One important thing that can't be emphasized enough: There is no capturing of stand-alone dataframes!
This may feel weird, especially in the light of how they can be captured under certain conditions as part of a DAG, but when you realize that Merg-E treats dataframes like it treats callables (that we will look at in the next section), and that DAGs are managed through membranes (also a subject we will look into later in this post), things might cognitively fall into place.
So for short, dataframes need to be frozen before you can use them, and when you can finally use them and want to do so with a callable (function or actor), you need to do so as a function argument, or more idiomatically in a vectorize expression.
callables, mutable callables and DAGs.
A callable that isn't marked as mutable has no authority other than possibly some sensitive data that we expect it to encapsulate. We thus consider a non-mutable callable to be powerless and will implicitly capture it like we do with inert immutables. When we get to mutable callables though, things start touching capability theory, and we end up wanting to use graphs and graph theory so we can reason about capabilities as a graph. As such, we don't want these capabilities to be captured either implicitly or explicitly, instead we use function arguments to transfer them as a dag, and if the callable wants to keep hold of the handed over capability DAG node, they can ent it into their own authority tree. This way of thinking about authority might be foreign at first, but once you start thinking of capabilities like a DAG in their own right, reasoning about authority actually becomes much simpler.

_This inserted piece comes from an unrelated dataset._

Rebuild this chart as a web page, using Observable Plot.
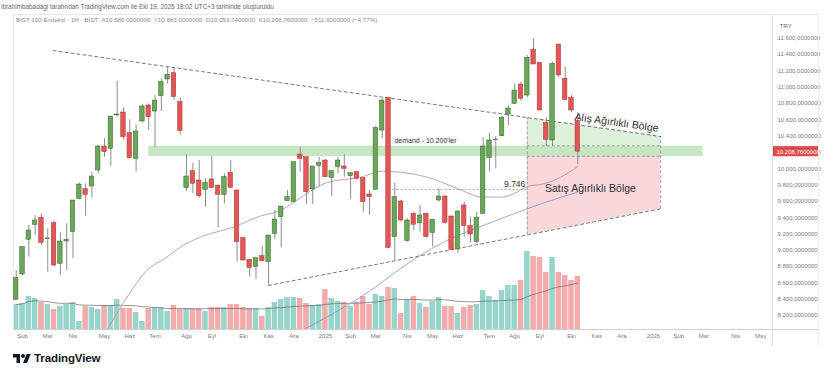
<!DOCTYPE html>
<html><head><meta charset="utf-8">
<script src="https://cdn.jsdelivr.net/npm/d3@7"></script>
<script src="https://cdn.jsdelivr.net/npm/@observablehq/plot@0.6"></script>
<style>
body{margin:0;background:#fff;font-family:"Liberation Sans",Arial,sans-serif;}
#wrap{position:relative;width:836px;height:368px;overflow:hidden;}
.abs{position:absolute;}
#h1{left:1px;top:3px;font-size:6.4px;color:#666;white-space:nowrap;}
#h2{left:16px;top:16px;font-size:6.2px;color:#8a8a8a;white-space:nowrap;z-index:5;}
#chart{left:0;top:14px;width:836px;height:332px;}
#chart svg{position:absolute;left:0;top:0;}
.ln{position:absolute;background:#dcdcdc;}
#logo{left:13px;top:352px;display:flex;align-items:center;gap:3px;}
#logo span{font-size:11.5px;font-weight:bold;color:#131722;letter-spacing:-0.1px;}
</style></head>
<body>
<div id="wrap">
  <div id="h1" class="abs">ibrahimbabadagi tarafından TradingView.com ile Eki 19, 2025 18:02 UTC+3 tarihinde oluşturuldu</div>
  <div id="chart" class="abs"></div>
  <div id="h2" class="abs">BIST 100 Endeksi · 1H · BIST &nbsp;A10.586,0200000 &nbsp;Y10.683,0000000 &nbsp;D10.053,7400000 &nbsp;K10.208,7600000 &nbsp;−511,6000000 (−4,77%)</div>
  <div class="ln" style="left:772px;top:14px;width:1px;height:332px"></div>
  <div class="ln" style="left:818px;top:14px;width:1px;height:332px;background:#ececec"></div>
  <div class="ln" style="left:772px;top:14px;width:46px;height:1px;background:#e4e4e4"></div>
  <div class="ln" style="left:13px;top:329px;width:805px;height:1px;background:#cfcfcf"></div>
  <div id="logo" class="abs">
    <svg width="18" height="9" viewBox="0 4 36 18"><path fill="#131722" d="M14 22H7V11H0V4h14v18zM28 22h-8l7.5-18h8L28 22z"/><circle fill="#131722" cx="20" cy="8" r="4"/></svg>
    <span>TradingView</span>
  </div>
</div>
<script>
// ---------- data (weekly candles, BIST 100) ----------
const firstWeek = "2024-01-29";
const opens = [8392,8703,9128,9312,9397,9135,9332,8834,9107,9222,
  9630,9749,9782,9978,10272,10244,10655,10689,10436,10121,
  10579,10775,10701,10889,11094,11171,10816,9761,9970,9855,
  9741,9868,9790,9680,9949,9733,9148,8883,8793,8928,
  8854,9201,9406,9602,9590,10174,10141,9745,10035,10100,
  9888,10019,10027,9908,9957,9884,9684,9741,10468,10865,
  9160,9598,9112,9447,9332,9447,9210,9610,9659,9414,
  9009,9549,9296,9099,9447,10133,10350,10399,10664,10795,
  11032,10897,11457,11298,10558,10346,11523,11102,10865,10586.02];
const highs = [8752,9040,9304,9426,9447,9263,9357,9214,9324,9610,
  9823,9814,9957,10284,10366,10640,11073,10746,10599,10538,
  10787,10795,10897,11102,11253,11237,10869,10174,10068,10100,
  9876,10150,9806,9937,10100,9741,9160,8883,8903,9046,
  9181,9487,9541,9733,10080,10256,10141,10027,10141,10110,
  9978,10141,10174,9945,9960,9884,9733,10521,10857,10869,
  9823,9610,9385,9467,9549,9455,9373,9753,9663,9414,
  9487,9590,9406,9467,10378,10436,10395,10640,10771,11040,
  11061,11388,11592,11298,10624,11306,11523,11245,10897,10683];
const lows = [8385,8690,8915,9181,9058,8731,8793,8690,8752,8895,
  9618,9418,9643,9937,10141,10027,10632,10354,10121,9957,
  10558,10468,10256,10701,11040,10836,10415,9720,9692,9639,
  9528,9753,9275,9569,9753,8854,8874,8670,8637,8866,
  8568,9128,9026,9602,9590,9957,9561,9561,9773,9896,
  9659,9937,9896,9618,9860,9467,9426,9741,10366,9017,
  8874,9344,9099,9242,9222,9152,9038,9590,9324,8997,
  8964,9160,9091,9079,9447,9957,9998,10395,10530,10787,
  10828,10869,11278,10714,10272,10272,11122,10836,10693,10053.74];
const closes = [8658,9038,9242,9365,9091,9145,8813,9107,9128,9610,
  9806,9680,9904,10272,10203,10640,10664,10387,10129,10456,
  10763,10632,10836,11061,11151,10877,10460,9904,9814,9663,
  9827,9761,9680,9896,9765,9099,8874,8784,8903,8866,
  9181,9377,9536,9651,10080,10121,9712,10027,10068,9896,
  9970,10100,9998,9945,9876,9590,9651,10497,10836,9030,
  9651,9365,9365,9312,9426,9160,9373,9659,9336,9005,
  9475,9296,9193,9397,10272,10346,10358,10624,10738,10959,
  10857,11359,11278,10714,10354,11286,11143,10844,10714,10208.76];
// relative volume
const volumes = [25,26,33,31,27,25,20,23,25,27,8,23,22,20,24,24,30,21,21,17,
  8,21,22,22,18,24,20,21,21,21,18,22,22,22,25,25,22,21,21,13,22,27,
  30,32,32,31,26,24,25,40,31,28,27,23,27,33,25,35,33,42,41,16,
  30,33,26,22,28,32,23,23,16,22,24,25,
  39,33,29,39,44,44,49,78,73,72,57,72,57,54,49,53];

const pinkMADates = ["2024-05-09","2024-05-31","2024-06-22","2024-07-14","2024-07-29","2024-08-20","2024-09-26","2024-10-26","2024-11-17","2024-12-02","2025-01-08","2025-02-14","2025-03-11","2025-03-30","2025-04-29","2025-06-05","2025-06-27","2025-07-19","2025-08-03","2025-08-18","2025-09-05","2025-09-24","2025-10-13"];
const pinkMAValues = [8028,8425,8752,8915,9038,9160,9283,9420,9487,9590,9830,9896,9970,9957,9896,9741,9655,9651,9692,9782,9814,9896,10027];
const blueMADates = ["2024-12-13","2025-02-14","2025-04-18","2025-05-21","2025-07-05","2025-08-18","2025-09-01","2025-10-13"];
const blueMAValues = [8028,8424,8915,9120,9324,9508,9565,9712];

const upperTrendDates = ["2024-03-10","2026-01-13"];
const upperTrendValues = [11449,10395];
const lowerTrendDates = ["2024-11-04","2026-01-13"];
const lowerTrendValues = [8568,9508];

const demandBand = {start:"2024-06-24", end:"2026-03-01", low:10150, high:10276};
const zoneDates = ["2025-08-18","2026-01-13"];
const buyZoneTop = [10626,10395];
const buyZoneBottom = 10281;
const sellZoneTop = 10153;
const sellZoneBottom = [9188,9508];
const supportLevel = {start:"2025-03-22", end:"2025-08-18", value:9746};

const annotations = [
  {date:"2025-04-27", value:10346, text:"demand - 10.200'ler", size:7, weight:"normal", rotate:0},
  {date:"2025-08-04", value:9812, text:"9.746", size:8.5, weight:"bold", rotate:0},
  {date:"2025-11-25", value:10565, text:"Alış Ağırlıklı Bölge", size:10.5, weight:"bold", rotate:8},
  {date:"2025-10-27", value:9757, text:"Satış Ağırlıklı Bölge", size:10.5, weight:"normal", rotate:0}
];

const priceTicks = [8200,8400,8600,8800,9000,9200,9400,9600,9800,10000,10200,10400,10600,10800,11000,11200,11400,11600];
const timeTickDates = ["2024-02-05","2024-03-04","2024-04-01","2024-05-06","2024-06-03","2024-07-01","2024-08-05","2024-09-02","2024-10-07","2024-11-04","2024-12-02","2025-01-06","2025-02-03","2025-03-03","2025-04-07","2025-05-05","2025-06-02","2025-07-07","2025-08-04","2025-09-01","2025-10-06","2025-11-03","2025-12-01","2026-01-05","2026-02-02","2026-03-02","2026-04-06","2026-05-04"];
const timeTickLabels = ["Şub","Mar","Nis","May","Haz","Tem","Ağu","Eyl","Eki","Kas","Ara","2025","Şub","Mar","Nis","May","Haz","Tem","Ağu","Eyl","Eki","Kas","Ara","2026","Şub","Mar","Nis","May"];
const lastPrice = 10208.76;
const priceTag = {start:"2026-05-18", end:"2026-07-08"};

// ---------- build ----------
const D = s => new Date(s + "T00:00:00Z");
const DAY = 864e5;
const start = D(firstWeek);
const candles = opens.map((o,i)=>({
  date: new Date(+start + i*7*DAY), open:o, high:highs[i], low:lows[i], close:closes[i], vol:volumes[i], up: closes[i] >= o
}));
const pts = (ds, vs) => ds.map((d,i)=>({date:D(d), value:vs[i]}));
const pinkMA = pts(pinkMADates, pinkMAValues);
const blueMA = pts(blueMADates, blueMAValues);
const upper = pts(upperTrendDates, upperTrendValues);
const lower = pts(lowerTrendDates, lowerTrendValues);
const buyZone = zoneDates.map((d,i)=>({date:D(d), y1:buyZoneBottom, y2:buyZoneTop[i]}));
const sellZone = zoneDates.map((d,i)=>({date:D(d), y1:sellZoneBottom[i], y2:sellZoneTop}));
const tickMap = new Map(timeTickDates.map((d,i)=>[+D(d), timeTickLabels[i]]));
const fmt = d3.formatLocale({decimal:",", thousands:".", grouping:[3], currency:["",""]}).format(",.7f");

const W = 836, H = 332;
const margins = {marginTop:0, marginBottom:17, marginLeft:13, marginRight:64};
const xDomain = [D("2024-01-26"), D("2026-05-17")];
const halfBody = 2.5*DAY, halfVol = 3.5*DAY;
const GREEN = "#6ca65a", GREEN_S = "#2f6a25", RED = "#e25656", RED_S = "#a83232";

const volPlot = Plot.plot({
  width:W, height:H, ...margins,
  style:"background:transparent",
  x:{type:"utc", domain:xDomain, axis:null},
  y:{domain:[0,315], axis:null},
  color:{type:"identity"},
  marks:[
    Plot.rectY(candles, {x1:d=>new Date(+d.date-halfVol), x2:d=>new Date(+d.date+halfVol), y:"vol",
      fill:d=>d.up?"#97d4ca":"#f3abac", insetLeft:0.4, insetRight:0.4}),
    Plot.lineY(candles, Plot.windowY({k:20, anchor:"end", reduce:"mean", strict:false},
      {x:"date", y:"vol", stroke:"#6b6b6b", strokeWidth:0.7}))
  ]
});

const mainPlot = Plot.plot({
  width:W, height:H, ...margins,
  style:"background:transparent;font-size:6px;color:#7a7a7a;font-family:'Liberation Sans',Arial,sans-serif;overflow:visible",
  x:{type:"utc", domain:xDomain, ticks:timeTickDates.map(D), tickFormat:d=>tickMap.get(+d) ?? "", tickSize:0, tickPadding:4, label:null},
  y:{domain:[8028,11891], axis:"right", ticks:priceTicks, tickFormat:fmt, tickSize:0, tickPadding:5, label:null},
  color:{type:"identity"},
  marks:[
    Plot.frame({stroke:"#e6e6e6"}),
    Plot.rect([demandBand], {x1:d=>D(d.start), x2:d=>D(d.end), y1:"low", y2:"high", fill:"#c7e7c4"}),
    Plot.areaY(buyZone, {x:"date", y1:"y1", y2:"y2", fill:"#d7efd3", fillOpacity:0.85}),
    Plot.areaY(sellZone, {x:"date", y1:"y1", y2:"y2", fill:"#f8d4d8", fillOpacity:0.9}),
    Plot.ruleX([{date:D(zoneDates[0]), y1:sellZoneBottom[0], y2:buyZoneTop[0]}, {date:D(zoneDates[1]), y1:sellZoneBottom[1], y2:buyZoneTop[1]}],
      {x:"date", y1:"y1", y2:"y2", stroke:"#8a8a8a", strokeWidth:0.8, strokeDasharray:"3,2"}),
    Plot.ruleY([buyZoneBottom, sellZoneTop], {x1:D(zoneDates[0]), x2:D(zoneDates[1]), stroke:"#8a8a8a", strokeWidth:0.8, strokeDasharray:"3,2"}),
    Plot.ruleY([supportLevel], {y:"value", x1:d=>D(d.start), x2:d=>D(d.end), stroke:"#8a8a8a", strokeWidth:0.8, strokeDasharray:"2,2"}),
    Plot.line(upper, {x:"date", y:"value", stroke:"#555", strokeWidth:0.8, strokeDasharray:"3,3"}),
    Plot.line(lower, {x:"date", y:"value", stroke:"#555", strokeWidth:0.8, strokeDasharray:"3,3"}),
    Plot.line(pinkMA, {x:"date", y:"value", stroke:"#c9939a", strokeWidth:0.9, curve:"monotone-x"}),
    Plot.line(blueMA, {x:"date", y:"value", stroke:"#8192d6", strokeWidth:0.8, curve:"monotone-x"}),
    Plot.ruleX(candles, {x:"date", y1:"low", y2:"high", stroke:"#8c8c8c", strokeWidth:1}),
    Plot.rect(candles, {x1:d=>new Date(+d.date-halfBody), x2:d=>new Date(+d.date+halfBody), y1:"open", y2:"close",
      fill:d=>d.up?GREEN:RED, stroke:d=>d.up?GREEN_S:RED_S, strokeWidth:0.5}),
    Plot.text(annotations, {x:d=>D(d.date), y:"value", text:"text", fontSize:d=>d.size, rotate:"rotate",
      fontWeight:d=>d.weight, fill:"#2f2f2f", fontFamily:"'Liberation Sans',Arial,sans-serif"}),
    Plot.rect([{y:lastPrice}], {x1:()=>D(priceTag.start), x2:()=>D(priceTag.end), y1:d=>d.y-62, y2:d=>d.y+62, fill:"#e04a4a"}),
    Plot.text([lastPrice], {y:d=>d, text:d=>fmt(d), frameAnchor:"right", dx:4, textAnchor:"start", fill:"white", fontSize:6}),
    Plot.text(["TRY"], {text:d=>d, frameAnchor:"top-right", dx:7, dy:9.5, textAnchor:"start", fill:"#666", fontSize:6})
  ]
});

const chart = document.getElementById("chart");
chart.append(volPlot, mainPlot);
</script>
</body></html>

bobActor(daggify carolFunction, label);
Imagine that our outer scope is aliceActor, alice has a bobActor and a carolFunction and aliceActor wants to introduce carolFunction to bobActor, this function invocation represents the Granoveter diagram we show above. Now bobActor can take the daggified carolFunction and ent (graft) it into its private authority tree.
ent scope.export peerdag as myCarol;
This line of bobActor code grafts the peerdag function argument under the name myCarol in the scope.export branch of bobActor's scope. Thinking about authority in this way may take a little getting used to, but it is at the core of the Merg-E language.
But this isn't the end of it. Is access to carolFunction shared? Or did we just do a move? The answer to this is short and simple: shared.
We consider functions as encapsulation of whatever ownership pattern we needed to support, and the object capability model sufficient for managing further access.
By covering mutable functions we basically covered most of DAG ownership already. DAGs can be shared or delegated as function arguments. But while it is seen as non-idiomatic for functions and actors, for deeper DAGs explicit captures are actually the more idiomatic way to transfer ownership, and transfer is what you will get. An explicit capture of a DAG is a move.
dag entropy = prune scope.ambient.os.entropy;
mutable actor function myCryptoBox(string data, string operation, callable<string> emit)::{
entropy;
}{
..
};
No need to ent (graft) anything, ownership transferred and entered into the child
Coming up
In this post we revisited all of the little snippets of ownership modeling we discussed so far and we filled out the blanks. We discussed how scalars, dataframes and DAGs are shared, captured, and how the different ownership semantics all fit together into Merg-Es least authority DAD based language design. We also took a little deep dive into the trust and authority of the hazardous modifier, and how it fits with least authority from the lexer’s perspective. We discussed the use of the tongue in cheek named trustmebro compile flag, and how it can be used to make the Merg-E language more or less trusting to the programmer in doing less idiomatic things that sometimes might be needed.
I'll need at least one more post to talk about parallelism models, iterators, and possibly a few more.